# Martin Spec Sheets Are Ready!!!!!



## GRIV (May 20, 2002)

This is an Excel spread sheed. Click the tabs on the bottom to view the different cam styles' strings.


----------



## Punch_Master (Jul 24, 2002)

I don't see a listing for the mini nitreous cams that would take a Scepter III under 27" for instance. What's up with that?


----------



## deadx (Aug 6, 2002)

GRIV, I don`t have the excel spreadsheet software. Any other way for me to download the spreadsheet?


----------



## GRIV (May 20, 2002)

We will also have it up on the web as soon as Ken (admin) can get it ready to roll for you. 

The mini modules are easy. They will take an additional 2 inches off of each cam.


----------



## S4 300-60 (Mar 18, 2003)

GRIV,

what about the razor-x with straight Limbs???


----------



## PhantomX10 (Dec 3, 2003)

The Tru Arc and the Nitrous take the same limb!?!?!?!?!?

M-2000 CougarIII Tru-Arc 60# 5L Limb
M-2000 CougarIII Nitrous B Cam 60# 5L Limb

This is actually great news!!! If I order a true arc cam I and do not like it, I can just switch to the Nitrous cam and not worry about effecting the poundage!!!

GRIV... if this so???


----------



## Punch_Master (Jul 24, 2002)

So on a mini nitreous do you shorten the string by two inches AND shorten the cable length by two inches? Or do you only shorten the string? Or shorten string by two and each cable by one apiece?


----------



## LeEarl (Jun 1, 2002)

I have the Spec Sheets converted to HTML, so if you need a copy of it PM me your E-mail adress and I will send you the files. I will also have it on the web in about 1 hour. I will post the link when I get it up  

LeEarl


----------



## LeEarl (Jun 1, 2002)

Here is a link to the 2004 spec sheet in a html file.

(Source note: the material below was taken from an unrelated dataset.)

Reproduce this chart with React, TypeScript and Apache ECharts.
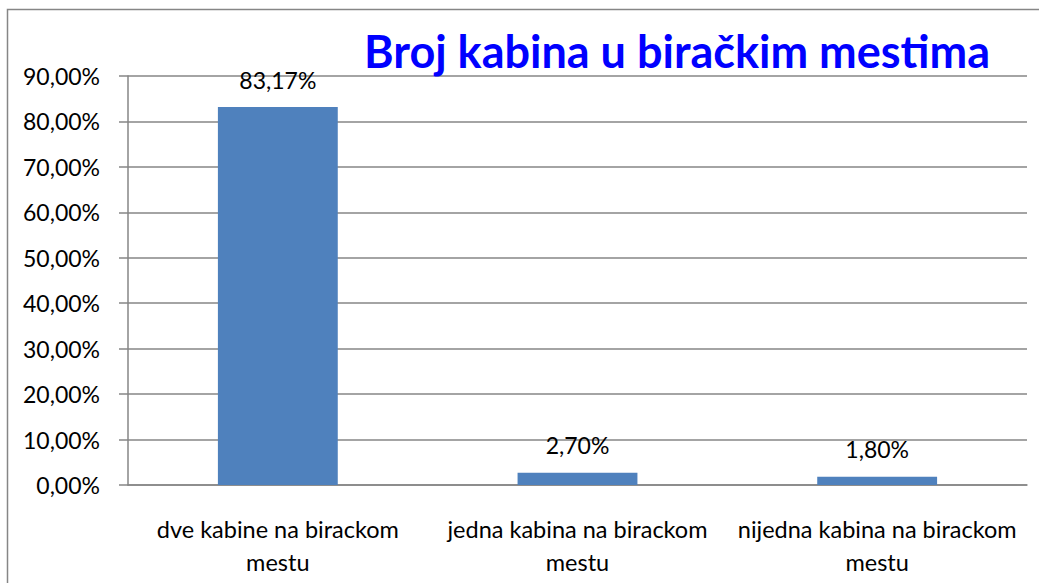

http://www.wiktel.net/archery/2004Spec.htm

LeEarl


----------



## GRIV (May 20, 2002)

Punch Master. You don't shorten anything. You just install the module

Here is a little screen shot of the new owners manual.


----------



## Punch_Master (Jul 24, 2002)

Cool, thanks GRIV. I now understand. String and cable lengths don't change by using the mini module.


----------



## KMAC (Mar 5, 2003)

Why can't you get the Phantom II Magnum with the nitrous cams? Or can you?


----------



## francis (Jan 18, 2003)

can you send this so we can view it in word?


----------



## BlackNight (Jan 24, 2003)

*TTT*

ttt


----------